Once I had everything deployed, I tested the site to see if it all worked. By all accounts, everything seemed to work just fine. I was able to access the site, upload files to the media library, and request files via the dynamic CDN paths without issue. The built-in Azure integration in the CMS.IO namespace allowed me to save files to S3 easily and reference them within the site.

Amazon Site

S3 Files

CloudFront Testing

Wrapping Up

In the end, deploying to Amazon was not much different to any other deployment. Like many competing products, Amazon and Azure both offer a similar offering for deploying and hosting. The differences come in the particular interfaces, some customization options, and how much control a company needs over the physical hardware. Both are more than capable of hosting robust, enterprise applications.

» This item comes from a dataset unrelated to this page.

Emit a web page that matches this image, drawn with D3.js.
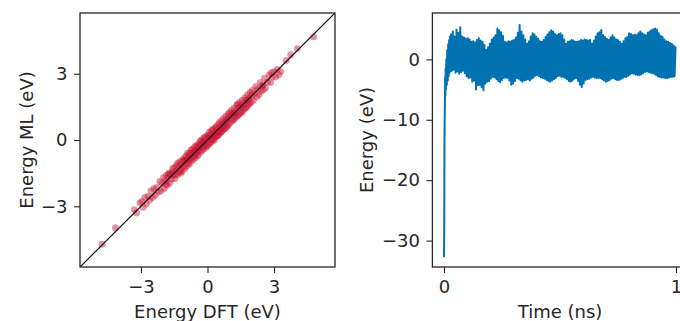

One of the biggest differences I see in the platforms is in how developers can configure and interact with the architecture. Amazon gives much more granular control over the separate parts (S3, CDN, etc.) by allowing developers to specify origins, errors, and many other settings on an individual basis for each component. Azure tends to take an easy-to-configure approach, by limiting the number of options for the developer to choose but rather configuring things for them using the best settings. Azure also has a much more intuitive and graphical interface over Amazon’s minimalist approach.

UI

For me, I will probably still favor Azure, if only because of my experience with the platform. But I will go on record officially endorsing Amazon, as well (let the ridiculing being). The main point is that companies need to deploy to a cloud platform somewhere. It will simplify your lives and allow you to focus on making great applications and solutions. Kentico, as a product, is designed to run great, regardless of where it is deployed. Both Amazon and Azure offer a great, scalable architecture for hosting sites.

I’d love to hear your comments. I’m sure I got a few things wrong about Amazon and my deployment, so let me know below. Good luck!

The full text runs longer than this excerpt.